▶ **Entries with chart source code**
** Begin **

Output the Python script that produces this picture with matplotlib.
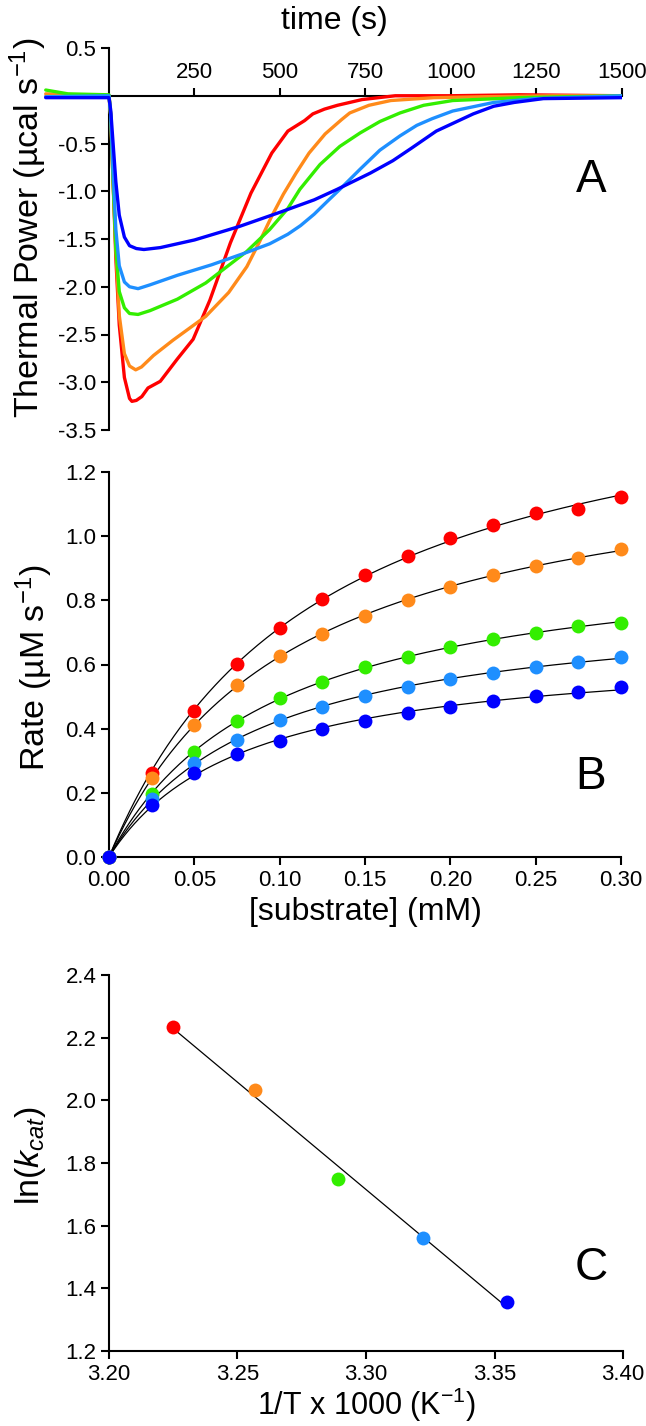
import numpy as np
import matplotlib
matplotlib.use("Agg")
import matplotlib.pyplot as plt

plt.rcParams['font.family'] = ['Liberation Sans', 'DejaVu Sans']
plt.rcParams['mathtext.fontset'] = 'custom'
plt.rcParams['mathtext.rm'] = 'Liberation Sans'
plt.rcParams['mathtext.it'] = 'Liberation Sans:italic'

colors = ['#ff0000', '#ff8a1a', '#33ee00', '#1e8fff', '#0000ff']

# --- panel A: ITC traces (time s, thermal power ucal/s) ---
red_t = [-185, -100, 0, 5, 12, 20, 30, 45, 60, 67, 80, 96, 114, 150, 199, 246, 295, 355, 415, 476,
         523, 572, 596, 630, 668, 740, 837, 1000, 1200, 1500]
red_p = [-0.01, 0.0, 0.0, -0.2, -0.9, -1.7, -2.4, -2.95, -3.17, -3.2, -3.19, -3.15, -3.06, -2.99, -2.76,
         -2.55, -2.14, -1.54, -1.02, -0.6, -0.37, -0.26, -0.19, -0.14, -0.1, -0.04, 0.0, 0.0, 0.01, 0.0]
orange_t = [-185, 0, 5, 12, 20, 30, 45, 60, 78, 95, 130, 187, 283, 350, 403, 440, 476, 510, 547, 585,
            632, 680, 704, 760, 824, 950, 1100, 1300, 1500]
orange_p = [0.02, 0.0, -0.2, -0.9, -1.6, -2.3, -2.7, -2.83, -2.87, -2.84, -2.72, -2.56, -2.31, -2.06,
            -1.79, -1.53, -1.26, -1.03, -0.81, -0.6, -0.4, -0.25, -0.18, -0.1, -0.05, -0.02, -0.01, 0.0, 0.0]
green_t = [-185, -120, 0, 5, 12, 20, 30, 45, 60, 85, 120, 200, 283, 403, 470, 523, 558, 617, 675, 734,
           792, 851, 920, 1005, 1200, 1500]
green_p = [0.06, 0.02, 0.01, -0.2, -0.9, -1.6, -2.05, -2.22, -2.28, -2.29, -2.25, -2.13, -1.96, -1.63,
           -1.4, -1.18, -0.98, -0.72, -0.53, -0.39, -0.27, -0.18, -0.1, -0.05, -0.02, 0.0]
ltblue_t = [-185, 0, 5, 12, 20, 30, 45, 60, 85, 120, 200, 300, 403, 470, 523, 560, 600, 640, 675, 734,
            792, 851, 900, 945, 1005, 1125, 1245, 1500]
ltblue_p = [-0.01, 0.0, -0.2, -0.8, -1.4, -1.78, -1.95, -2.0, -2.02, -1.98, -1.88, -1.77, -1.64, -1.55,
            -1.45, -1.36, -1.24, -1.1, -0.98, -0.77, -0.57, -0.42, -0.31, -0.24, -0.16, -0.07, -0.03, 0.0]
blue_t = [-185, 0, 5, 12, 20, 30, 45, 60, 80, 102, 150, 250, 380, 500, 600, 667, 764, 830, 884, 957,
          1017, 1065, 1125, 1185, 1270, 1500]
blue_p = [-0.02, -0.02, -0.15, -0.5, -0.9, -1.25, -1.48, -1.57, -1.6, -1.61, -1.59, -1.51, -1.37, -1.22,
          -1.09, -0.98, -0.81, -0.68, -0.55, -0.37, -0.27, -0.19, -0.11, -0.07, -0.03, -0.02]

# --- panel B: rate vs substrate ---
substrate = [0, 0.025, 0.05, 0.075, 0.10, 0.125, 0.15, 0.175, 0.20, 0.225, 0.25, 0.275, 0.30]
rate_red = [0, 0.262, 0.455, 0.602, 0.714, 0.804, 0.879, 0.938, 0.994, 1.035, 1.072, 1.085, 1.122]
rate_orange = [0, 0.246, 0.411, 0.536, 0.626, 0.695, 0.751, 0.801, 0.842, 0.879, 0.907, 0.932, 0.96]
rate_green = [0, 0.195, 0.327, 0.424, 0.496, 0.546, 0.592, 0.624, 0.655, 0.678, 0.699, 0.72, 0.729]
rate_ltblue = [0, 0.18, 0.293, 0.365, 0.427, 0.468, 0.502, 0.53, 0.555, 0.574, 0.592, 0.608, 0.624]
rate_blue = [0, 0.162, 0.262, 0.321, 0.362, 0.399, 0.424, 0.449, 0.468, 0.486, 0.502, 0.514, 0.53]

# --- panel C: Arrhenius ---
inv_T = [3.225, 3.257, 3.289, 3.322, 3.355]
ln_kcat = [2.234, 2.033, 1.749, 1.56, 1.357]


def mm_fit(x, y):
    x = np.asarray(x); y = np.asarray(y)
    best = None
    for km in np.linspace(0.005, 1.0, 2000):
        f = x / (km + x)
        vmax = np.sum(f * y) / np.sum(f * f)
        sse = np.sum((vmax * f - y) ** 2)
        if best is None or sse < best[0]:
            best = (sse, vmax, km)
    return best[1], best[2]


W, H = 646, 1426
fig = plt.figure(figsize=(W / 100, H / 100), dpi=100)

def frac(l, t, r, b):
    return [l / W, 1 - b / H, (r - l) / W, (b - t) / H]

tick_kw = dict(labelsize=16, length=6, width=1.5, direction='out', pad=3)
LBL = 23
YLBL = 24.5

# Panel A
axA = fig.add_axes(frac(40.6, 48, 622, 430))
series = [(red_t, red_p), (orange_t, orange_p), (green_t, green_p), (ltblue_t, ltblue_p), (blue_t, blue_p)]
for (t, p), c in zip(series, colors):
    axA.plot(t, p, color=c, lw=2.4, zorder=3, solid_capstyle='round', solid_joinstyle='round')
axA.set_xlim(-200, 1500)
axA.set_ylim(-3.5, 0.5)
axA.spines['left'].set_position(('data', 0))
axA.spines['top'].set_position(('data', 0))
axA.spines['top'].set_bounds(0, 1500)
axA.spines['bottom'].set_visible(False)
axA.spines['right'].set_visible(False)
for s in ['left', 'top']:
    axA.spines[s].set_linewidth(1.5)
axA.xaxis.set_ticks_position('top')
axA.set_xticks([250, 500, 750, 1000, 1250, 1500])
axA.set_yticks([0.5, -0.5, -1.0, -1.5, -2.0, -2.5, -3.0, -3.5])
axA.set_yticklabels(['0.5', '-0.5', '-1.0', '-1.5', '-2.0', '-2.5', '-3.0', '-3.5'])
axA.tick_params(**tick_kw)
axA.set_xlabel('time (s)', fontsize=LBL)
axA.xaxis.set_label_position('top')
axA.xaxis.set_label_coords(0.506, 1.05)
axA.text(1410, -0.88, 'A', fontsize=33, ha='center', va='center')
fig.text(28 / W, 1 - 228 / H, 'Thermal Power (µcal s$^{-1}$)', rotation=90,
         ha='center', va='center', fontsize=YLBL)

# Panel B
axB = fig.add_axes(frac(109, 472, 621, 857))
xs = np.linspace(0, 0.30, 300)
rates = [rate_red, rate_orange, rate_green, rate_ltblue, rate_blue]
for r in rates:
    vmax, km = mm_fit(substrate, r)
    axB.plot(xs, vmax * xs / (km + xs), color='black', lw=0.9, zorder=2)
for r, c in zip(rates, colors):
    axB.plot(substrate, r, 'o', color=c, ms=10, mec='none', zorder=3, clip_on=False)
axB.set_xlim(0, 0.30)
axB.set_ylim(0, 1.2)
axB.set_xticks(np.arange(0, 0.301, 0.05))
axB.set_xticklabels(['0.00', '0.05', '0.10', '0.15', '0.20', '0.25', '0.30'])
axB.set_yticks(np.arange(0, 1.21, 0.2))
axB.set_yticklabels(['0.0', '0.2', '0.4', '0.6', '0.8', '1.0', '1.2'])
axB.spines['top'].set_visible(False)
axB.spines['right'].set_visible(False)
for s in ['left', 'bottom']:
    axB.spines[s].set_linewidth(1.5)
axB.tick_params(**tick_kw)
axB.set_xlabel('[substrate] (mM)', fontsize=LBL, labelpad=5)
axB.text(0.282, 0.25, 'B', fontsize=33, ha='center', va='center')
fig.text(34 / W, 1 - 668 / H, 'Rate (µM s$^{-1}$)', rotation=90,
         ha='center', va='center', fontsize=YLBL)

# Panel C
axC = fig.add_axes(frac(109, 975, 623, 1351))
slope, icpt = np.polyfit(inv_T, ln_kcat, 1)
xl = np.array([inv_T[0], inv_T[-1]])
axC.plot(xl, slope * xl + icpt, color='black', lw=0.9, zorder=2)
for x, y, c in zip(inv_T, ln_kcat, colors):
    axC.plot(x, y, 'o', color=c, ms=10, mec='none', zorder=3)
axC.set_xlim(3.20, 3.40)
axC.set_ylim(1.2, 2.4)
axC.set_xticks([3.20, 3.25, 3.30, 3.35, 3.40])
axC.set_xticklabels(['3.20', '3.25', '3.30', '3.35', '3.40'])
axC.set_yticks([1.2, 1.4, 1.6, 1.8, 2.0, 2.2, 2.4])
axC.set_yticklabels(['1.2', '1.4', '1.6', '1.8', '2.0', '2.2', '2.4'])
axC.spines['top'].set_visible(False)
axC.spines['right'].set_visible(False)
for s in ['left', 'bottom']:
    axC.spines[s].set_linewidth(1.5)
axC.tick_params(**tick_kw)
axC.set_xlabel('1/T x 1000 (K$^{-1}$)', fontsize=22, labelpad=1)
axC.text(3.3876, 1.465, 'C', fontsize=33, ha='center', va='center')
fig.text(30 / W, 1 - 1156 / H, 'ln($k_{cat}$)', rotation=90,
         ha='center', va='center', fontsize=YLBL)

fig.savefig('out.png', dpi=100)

** End **
** Begin **

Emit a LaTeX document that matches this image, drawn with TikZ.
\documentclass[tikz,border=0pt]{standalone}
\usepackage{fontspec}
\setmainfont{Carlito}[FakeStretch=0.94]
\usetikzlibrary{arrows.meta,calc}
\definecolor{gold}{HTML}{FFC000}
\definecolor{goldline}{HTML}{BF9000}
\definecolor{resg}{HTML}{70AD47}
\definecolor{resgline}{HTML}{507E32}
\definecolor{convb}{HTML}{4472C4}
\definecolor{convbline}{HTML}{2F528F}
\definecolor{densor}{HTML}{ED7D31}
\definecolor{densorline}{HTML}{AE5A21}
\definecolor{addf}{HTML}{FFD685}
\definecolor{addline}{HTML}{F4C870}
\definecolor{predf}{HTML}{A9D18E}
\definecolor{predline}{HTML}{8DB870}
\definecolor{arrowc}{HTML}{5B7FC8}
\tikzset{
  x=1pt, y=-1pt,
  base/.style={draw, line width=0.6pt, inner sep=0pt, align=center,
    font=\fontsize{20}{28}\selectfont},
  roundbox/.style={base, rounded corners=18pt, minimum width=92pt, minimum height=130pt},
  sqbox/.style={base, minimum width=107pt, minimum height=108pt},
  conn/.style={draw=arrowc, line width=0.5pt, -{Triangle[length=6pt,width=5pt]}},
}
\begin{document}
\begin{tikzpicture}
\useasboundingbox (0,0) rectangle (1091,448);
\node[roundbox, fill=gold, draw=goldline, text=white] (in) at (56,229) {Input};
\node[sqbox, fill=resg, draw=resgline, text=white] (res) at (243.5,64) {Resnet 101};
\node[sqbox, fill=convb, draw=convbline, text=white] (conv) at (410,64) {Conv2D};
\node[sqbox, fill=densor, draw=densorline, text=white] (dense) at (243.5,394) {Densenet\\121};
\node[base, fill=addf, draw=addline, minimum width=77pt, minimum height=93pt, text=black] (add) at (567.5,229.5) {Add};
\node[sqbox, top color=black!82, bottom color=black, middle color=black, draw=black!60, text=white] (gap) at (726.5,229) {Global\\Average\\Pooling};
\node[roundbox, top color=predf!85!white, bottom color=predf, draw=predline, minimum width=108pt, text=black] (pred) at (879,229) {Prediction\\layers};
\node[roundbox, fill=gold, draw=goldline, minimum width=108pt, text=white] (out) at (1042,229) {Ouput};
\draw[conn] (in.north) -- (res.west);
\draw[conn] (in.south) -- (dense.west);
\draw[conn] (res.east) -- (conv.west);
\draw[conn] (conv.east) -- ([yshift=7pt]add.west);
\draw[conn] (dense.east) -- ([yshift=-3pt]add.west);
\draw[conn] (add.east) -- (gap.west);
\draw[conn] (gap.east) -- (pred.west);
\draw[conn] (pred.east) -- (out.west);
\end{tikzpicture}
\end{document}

** End **

Exactly reproduce the stretch that starts at the line containing "Output the Python" and ends at the line containing "import matplotlib.pyplot as plt", both ends included; leave any pictures out.

▶ **Output of the exercise**
Output the Python script that produces this picture with matplotlib.
import numpy as np
import matplotlib
matplotlib.use("Agg")
import matplotlib.pyplot as plt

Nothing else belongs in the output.